Earlier this month I started a new blog series about music related travel tips and reviews. In the first post of that series, I talked about a music museum in Turku, Finland. In that post I wrote about some things I saw in the museum, and how they inspired me to find out more about the subjects and eventually to write blog posts about them. Now would be the time for the first History Of Music post inspired by my visit to the museum in question.
|Photo from Wikipedia|
This is a fortepiano. Do you know what fortepiano actually is? When I saw one in the museum, I thought it looked like a piano, but the name was confusing: The other name for fortepiano in Finnish is "vasaraklaveeri", which comes from the German name for the instrument, "hammerklavier". Hammer means hammer and klavier is German for piano. Nobody in Finland calls a piano "klaveeri", so you can imagine my confusion. I suppose it was to make the fortepiano to sound fancier and more interesting. Well, if that was the case, then it obviously worked for me since it made me want to find out what the heck the thing is.
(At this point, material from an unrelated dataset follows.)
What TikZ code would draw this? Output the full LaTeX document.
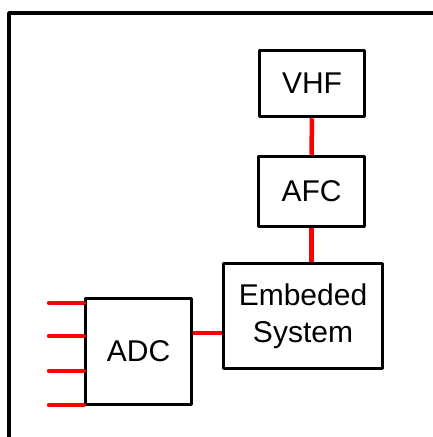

So, what the heck the thing is? Fortepiano is an early version of piano. What a surprise. Fortepiano was made by an Italian musical instrument maker called Bartolomeo Cristofori di Francesco. Bartolomeo Cristofori is actually thought to be the inventor of piano, so us piano fans should now bow him our thanks and respects. (Hey, there is a great blog post subject hidden in here!) It is not exactly known when he invented the piano, but there are evidence of piano's existence from early 1700s.
Before fortepiano and the actual piano, there were many predecessors, in example the harpsichord. Harpsichord was the most used keyboard instrument until Fortepiano took over; Fortepiano had more varying sound ranges and it was overall better than harpsichord and likes. There are different kinds of fortepianos, but the main principle is the same.
Fortepiano eventually evolved into the piano that we more commonly know. So, now you might ask, is it really that different from modern piano? Let's take a look at this video by some guy named Matt Bengtson, who here explains more about the fortepiano's structure and history, and also plays examples with his fortepiano. If you are interested on what he is saying, you can hear the music samples from around 5:30 onward.
Even to my untrained ears that sounds different from the piano I am use to. Or what do you think?
Fortepiano has a huge role in the history of music, since it was the main keyboard instrument during the classical era. That is when the most famous ones of composers lived: Haydn, Mozart, Beethoven... All of these huge names composed their music for fortepiano. So if you want to hear what ie. some of Mozart's compositions sounded like to the composer himself, you should hear it being played on a fortepiano instead of piano. The modern version of the piano came to be only around the early 1900s. I think that shows the importance of the fortepiano.
I think that is all about the fortepiano for now, since I do not want to go into the technical stuffs and such now. Plus short and compact. We will meet the fortepiano again in some future parts of this series, since it has inspired me to look into also other piano-like instruments and the history of the piano itself (I am a huge piano fan and the rumour has it that I have tried to learn play it myself too). One thought that crossed my mind during to writing of this post: Why do they not teach us this kind of interesting stuff in the school music classes, instead of choir singing the same songs over and over and over again?
More about fortepiano ie. on Wikipedia: https://en.wikipedia.org/wiki/Fortepiano
I tried keeping this post shorter than normally, because I felt like this could be a subject that is not as interesting to common music blog readers? Please, do correct me if I am wrong, since at least I find subjects like this highly interesting!